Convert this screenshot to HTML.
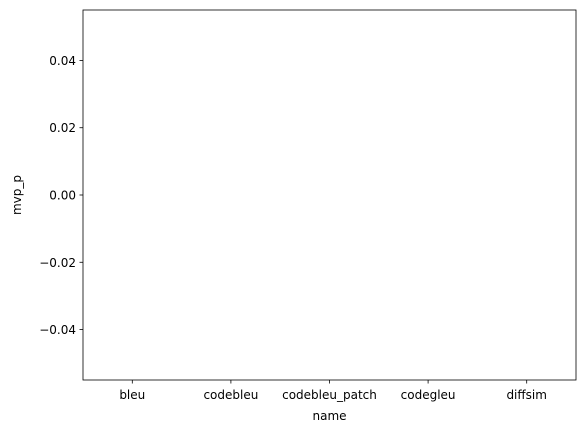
<!DOCTYPE html>
<html><head><meta charset="utf-8"><style>
html,body{margin:0;padding:0;background:#fff;}
svg{display:block;font-family:"DejaVu Sans","Liberation Sans",sans-serif;}
</style></head><body>
<svg id="chart" width="587" height="433" viewBox="0 0 587 433"></svg>
<script>
const categories = ["bleu","codebleu","codebleu_patch","codegleu","diffsim"];
const values = [0,0,0,0,0];
const yTicks = [0.04,0.02,0.00,-0.02,-0.04];
const yTickLabels = ["0.04","0.02","0.00","−0.02","−0.04"];

const svg = document.getElementById('chart');
const NS = 'http://www.w3.org/2000/svg';
const L = 83, R = 576, T = 10, B = 380;
const yMin = -0.055, yMax = 0.055;
function xScale(i){ return L + (i + 0.5) * (R - L) / categories.length; }
function yScale(v){ return B - (v - yMin) / (yMax - yMin) * (B - T); }
function mk(tag, attrs){ const e = document.createElementNS(NS, tag); for (const k in attrs) e.setAttribute(k, attrs[k]); svg.appendChild(e); return e; }

const bw = 0.8 * (R - L) / categories.length;
values.forEach((v, i) => {
  const y0 = yScale(0), y1 = yScale(v);
  const r = mk('rect', {x: xScale(i) - bw/2, y: Math.min(y0,y1), width: bw, height: Math.abs(y1-y0), fill: '#1f77b4'});
  
  
});

const frame = mk('rect', {x: L, y: T, width: R-L, height: B-T, fill: 'none', stroke: '#000', 'stroke-width': 0.8});



yTicks.forEach((t, i) => {
  const y = yScale(t);
  const tk = mk('line', {x1: L-3.5, x2: L, y1: y, y2: y, stroke: '#000', 'stroke-width': 0.8});
  
  
  const tx = mk('text', {x: L-7, y: y+4.5, 'text-anchor': 'end', 'font-size': 12, fill: '#000'});
  tx.textContent = yTickLabels[i];
  
  
});

categories.forEach((c, i) => {
  const x = xScale(i);
  const tk = mk('line', {x1: x, x2: x, y1: B, y2: B+3.5, stroke: '#000', 'stroke-width': 0.8});
  
  
  const tx = mk('text', {x: x, y: B+19, 'text-anchor': 'middle', 'font-size': 12, fill: '#000'});
  tx.textContent = c;
  
  
});

const xt = mk('text', {x: (L+R)/2, y: 420, 'text-anchor': 'middle', 'font-size': 12, fill: '#000'});
xt.textContent = 'name';



const yt = mk('text', {x: 0, y: 0, 'text-anchor': 'middle', 'font-size': 12, fill: '#000', transform: 'translate(21,' + ((T+B)/2) + ') rotate(-90)'});
yt.textContent = 'mvp_p';


</script>
</body></html>
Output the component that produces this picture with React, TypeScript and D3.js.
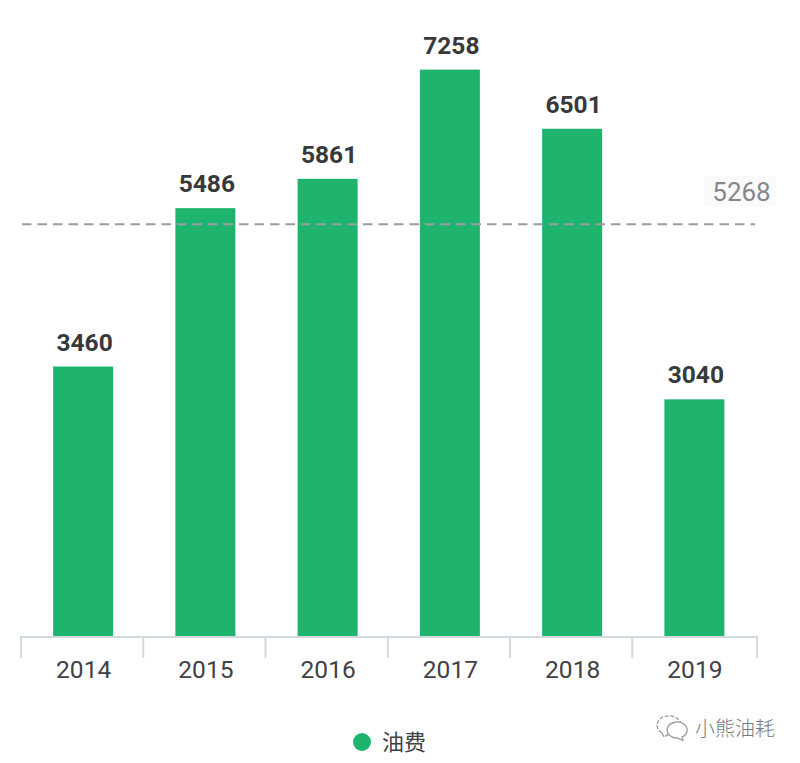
import * as d3 from 'd3';
import React, { useEffect, useRef } from 'react';

const years = ['2014', '2015', '2016', '2017', '2018', '2019'];
const fuelCost = [3460, 5486, 5861, 7258, 6501, 3040];
const averageCost = 5268;
const seriesName = '油费';
const watermark = '小熊油耗';

const font = 'Roboto, "Noto Sans CJK SC", sans-serif';
const cjkFont = '"Noto Sans CJK SC", sans-serif';

const App = () => {
	const svgRef = useRef<SVGSVGElement>(null);

	useEffect(() => {
		const svg = d3.select(svgRef.current);
		const left = 21, right = 754.5, axisEnd = 757, bottom = 637;

		const x = d3.scaleBand().domain(years).range([left, right]);
		const y = d3.scaleLinear().domain([0, 7258]).range([bottom, 69.6]);
		const barWidth = 60;
		const center = (i: number) => x(years[i]) + x.bandwidth() / 2 + 1;

		// bars
		svg.append('g')
			.selectAll('rect')
			.data(fuelCost)
			.join('rect')
			.attr('x', (d, i) => center(i) - barWidth / 2)
			.attr('y', (d) => y(d))
			.attr('width', barWidth)
			.attr('height', (d) => bottom - y(d))
			.attr('fill', '#1eb46e');

		// value labels
		svg.append('g')
			.selectAll('text')
			.data(fuelCost)
			.join('text')
			.attr('x', (d, i) => center(i) + 1.5)
			.attr('y', (d) => y(d) - 16)
			.attr('text-anchor', 'middle')
			.style('font-family', font)
			.style('font-size', '24.5px')
			.style('font-weight', 'bold')
			.attr('fill', '#37393b')
			.text((d) => d);

		// x axis
		const axis = svg.append('g')
			.attr('transform', `translate(1.5,${bottom})`)
			.call(d3.axisBottom(x).tickSize(0).tickPadding(24));
		axis.select('.domain').remove();
		axis.selectAll('text')
			.style('font-family', font)
			.style('font-size', '24.5px')
			.attr('fill', '#3f4144');

		svg.append('line')
			.attr('x1', left - 1)
			.attr('x2', axisEnd + 1)
			.attr('y1', bottom)
			.attr('y2', bottom)
			.attr('stroke', '#d3d9e0')
			.attr('stroke-width', 2);

		// separators between years
		const edges = [...years.map((d) => x(d)), axisEnd];
		svg.append('g')
			.selectAll('line')
			.data(edges)
			.join('line')
			.attr('x1', (d) => d)
			.attr('x2', (d) => d)
			.attr('y1', bottom)
			.attr('y2', bottom + 21)
			.attr('stroke', '#d3d9e0')
			.attr('stroke-width', 2);

		// average line
		svg.append('line')
			.attr('x1', left + 1)
			.attr('x2', 755)
			.attr('y1', y(averageCost) - 1)
			.attr('y2', y(averageCost) - 1)
			.attr('stroke', '#9a9c9e')
			.attr('stroke-width', 2)
			.attr('stroke-dasharray', '9.5 6');

		svg.append('rect')
			.attr('x', 704)
			.attr('y', 176)
			.attr('width', 72)
			.attr('height', 31)
			.attr('rx', 5)
			.attr('fill', '#fafafb');
		svg.append('text')
			.attr('x', 741.5)
			.attr('y', 201)
			.attr('text-anchor', 'middle')
			.style('font-family', font)
			.style('font-size', '26px')
			.attr('fill', '#85878a')
			.text(averageCost);

		// legend
		svg.append('circle')
			.attr('cx', 362)
			.attr('cy', 742)
			.attr('r', 9)
			.attr('fill', '#1eb46e');
		svg.append('text')
			.attr('x', 382)
			.attr('y', 750)
			.style('font-family', cjkFont)
			.style('font-size', '22px')
			.attr('fill', '#3f4144')
			.text(seriesName);

		// watermark
		const mark = svg.append('g').attr('fill', '#ffffff').attr('stroke', '#9a9c9f').attr('stroke-width', 1.3);
		mark.append('path').attr('d', 'M 662 733 a 12 9.5 0 1 1 14 0 l -7 1 l -5 3 z').attr('stroke-dasharray', '4 1.5');
		mark.append('path').attr('d', 'M 682 737 a 10 8 0 1 0 -5 1 l 6 2.5 z');
		svg.append('text')
			.attr('x', 695)
			.attr('y', 736)
			.style('font-family', cjkFont)
			.style('font-size', '20px')
			.style('font-weight', 300)
			.attr('fill', '#77797c')
			.text(watermark);

		return () => {
			svg.selectAll('*').remove();
		};
	}, []);

	return (
		<svg
			ref={svgRef}
			width={800}
			height={763}
			style={{ position: 'absolute', left: 0, top: 0, background: '#ffffff' }}
		/>
	);
};

export default App;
-=-=-
--- Instructions for the task ---
Skip the images and write out the rest of the listing exactly.

--- Result of this exercise ---
Convert this screenshot to HTML.
<!DOCTYPE html>
<html><head><meta charset="utf-8"><style>
html,body{margin:0;padding:0;background:#fff;}
svg{display:block;font-family:"DejaVu Sans","Liberation Sans",sans-serif;}
</style></head><body>
<svg id="chart" width="587" height="433" viewBox="0 0 587 433"></svg>
<script>
const categories = ["bleu","codebleu","codebleu_patch","codegleu","diffsim"];
const values = [0,0,0,0,0];
const yTicks = [0.04,0.02,0.00,-0.02,-0.04];
const yTickLabels = ["0.04","0.02","0.00","−0.02","−0.04"];

const svg = document.getElementById('chart');
const NS = 'http://www.w3.org/2000/svg';
const L = 83, R = 576, T = 10, B = 380;
const yMin = -0.055, yMax = 0.055;
function xScale(i){ return L + (i + 0.5) * (R - L) / categories.length; }
function yScale(v){ return B - (v - yMin) / (yMax - yMin) * (B - T); }
function mk(tag, attrs){ const e = document.createElementNS(NS, tag); for (const k in attrs) e.setAttribute(k, attrs[k]); svg.appendChild(e); return e; }

const bw = 0.8 * (R - L) / categories.length;
values.forEach((v, i) => {
  const y0 = yScale(0), y1 = yScale(v);
  const r = mk('rect', {x: xScale(i) - bw/2, y: Math.min(y0,y1), width: bw, height: Math.abs(y1-y0), fill: '#1f77b4'});
  
  
});

const frame = mk('rect', {x: L, y: T, width: R-L, height: B-T, fill: 'none', stroke: '#000', 'stroke-width': 0.8});



yTicks.forEach((t, i) => {
  const y = yScale(t);
  const tk = mk('line', {x1: L-3.5, x2: L, y1: y, y2: y, stroke: '#000', 'stroke-width': 0.8});
  
  
  const tx = mk('text', {x: L-7, y: y+4.5, 'text-anchor': 'end', 'font-size': 12, fill: '#000'});
  tx.textContent = yTickLabels[i];
  
  
});

categories.forEach((c, i) => {
  const x = xScale(i);
  const tk = mk('line', {x1: x, x2: x, y1: B, y2: B+3.5, stroke: '#000', 'stroke-width': 0.8});
  
  
  const tx = mk('text', {x: x, y: B+19, 'text-anchor': 'middle', 'font-size': 12, fill: '#000'});
  tx.textContent = c;
  
  
});

const xt = mk('text', {x: (L+R)/2, y: 420, 'text-anchor': 'middle', 'font-size': 12, fill: '#000'});
xt.textContent = 'name';



const yt = mk('text', {x: 0, y: 0, 'text-anchor': 'middle', 'font-size': 12, fill: '#000', transform: 'translate(21,' + ((T+B)/2) + ') rotate(-90)'});
yt.textContent = 'mvp_p';


</script>
</body></html>
Output the component that produces this picture with React, TypeScript and D3.js.
import * as d3 from 'd3';
import React, { useEffect, useRef } from 'react';

const years = ['2014', '2015', '2016', '2017', '2018', '2019'];
const fuelCost = [3460, 5486, 5861, 7258, 6501, 3040];
const averageCost = 5268;
const seriesName = '油费';
const watermark = '小熊油耗';

const font = 'Roboto, "Noto Sans CJK SC", sans-serif';
const cjkFont = '"Noto Sans CJK SC", sans-serif';

const App = () => {
	const svgRef = useRef<SVGSVGElement>(null);

	useEffect(() => {
		const svg = d3.select(svgRef.current);
		const left = 21, right = 754.5, axisEnd = 757, bottom = 637;

		const x = d3.scaleBand().domain(years).range([left, right]);
		const y = d3.scaleLinear().domain([0, 7258]).range([bottom, 69.6]);
		const barWidth = 60;
		const center = (i: number) => x(years[i]) + x.bandwidth() / 2 + 1;

		// bars
		svg.append('g')
			.selectAll('rect')
			.data(fuelCost)
			.join('rect')
			.attr('x', (d, i) => center(i) - barWidth / 2)
			.attr('y', (d) => y(d))
			.attr('width', barWidth)
			.attr('height', (d) => bottom - y(d))
			.attr('fill', '#1eb46e');

		// value labels
		svg.append('g')
			.selectAll('text')
			.data(fuelCost)
			.join('text')
			.attr('x', (d, i) => center(i) + 1.5)
			.attr('y', (d) => y(d) - 16)
			.attr('text-anchor', 'middle')
			.style('font-family', font)
			.style('font-size', '24.5px')
			.style('font-weight', 'bold')
			.attr('fill', '#37393b')
			.text((d) => d);

		// x axis
		const axis = svg.append('g')
			.attr('transform', `translate(1.5,${bottom})`)
			.call(d3.axisBottom(x).tickSize(0).tickPadding(24));
		axis.select('.domain').remove();
		axis.selectAll('text')
			.style('font-family', font)
			.style('font-size', '24.5px')
			.attr('fill', '#3f4144');

		svg.append('line')
			.attr('x1', left - 1)
			.attr('x2', axisEnd + 1)
			.attr('y1', bottom)
			.attr('y2', bottom)
			.attr('stroke', '#d3d9e0')
			.attr('stroke-width', 2);

		// separators between years
		const edges = [...years.map((d) => x(d)), axisEnd];
		svg.append('g')
			.selectAll('line')
			.data(edges)
			.join('line')
			.attr('x1', (d) => d)
			.attr('x2', (d) => d)
			.attr('y1', bottom)
			.attr('y2', bottom + 21)
			.attr('stroke', '#d3d9e0')
			.attr('stroke-width', 2);

		// average line
		svg.append('line')
			.attr('x1', left + 1)
			.attr('x2', 755)
			.attr('y1', y(averageCost) - 1)
			.attr('y2', y(averageCost) - 1)
			.attr('stroke', '#9a9c9e')
			.attr('stroke-width', 2)
			.attr('stroke-dasharray', '9.5 6');

		svg.append('rect')
			.attr('x', 704)
			.attr('y', 176)
			.attr('width', 72)
			.attr('height', 31)
			.attr('rx', 5)
			.attr('fill', '#fafafb');
		svg.append('text')
			.attr('x', 741.5)
			.attr('y', 201)
			.attr('text-anchor', 'middle')
			.style('font-family', font)
			.style('font-size', '26px')
			.attr('fill', '#85878a')
			.text(averageCost);

		// legend
		svg.append('circle')
			.attr('cx', 362)
			.attr('cy', 742)
			.attr('r', 9)
			.attr('fill', '#1eb46e');
		svg.append('text')
			.attr('x', 382)
			.attr('y', 750)
			.style('font-family', cjkFont)
			.style('font-size', '22px')
			.attr('fill', '#3f4144')
			.text(seriesName);

		// watermark
		const mark = svg.append('g').attr('fill', '#ffffff').attr('stroke', '#9a9c9f').attr('stroke-width', 1.3);
		mark.append('path').attr('d', 'M 662 733 a 12 9.5 0 1 1 14 0 l -7 1 l -5 3 z').attr('stroke-dasharray', '4 1.5');
		mark.append('path').attr('d', 'M 682 737 a 10 8 0 1 0 -5 1 l 6 2.5 z');
		svg.append('text')
			.attr('x', 695)
			.attr('y', 736)
			.style('font-family', cjkFont)
			.style('font-size', '20px')
			.style('font-weight', 300)
			.attr('fill', '#77797c')
			.text(watermark);

		return () => {
			svg.selectAll('*').remove();
		};
	}, []);

	return (
		<svg
			ref={svgRef}
			width={800}
			height={763}
			style={{ position: 'absolute', left: 0, top: 0, background: '#ffffff' }}
		/>
	);
};

export default App;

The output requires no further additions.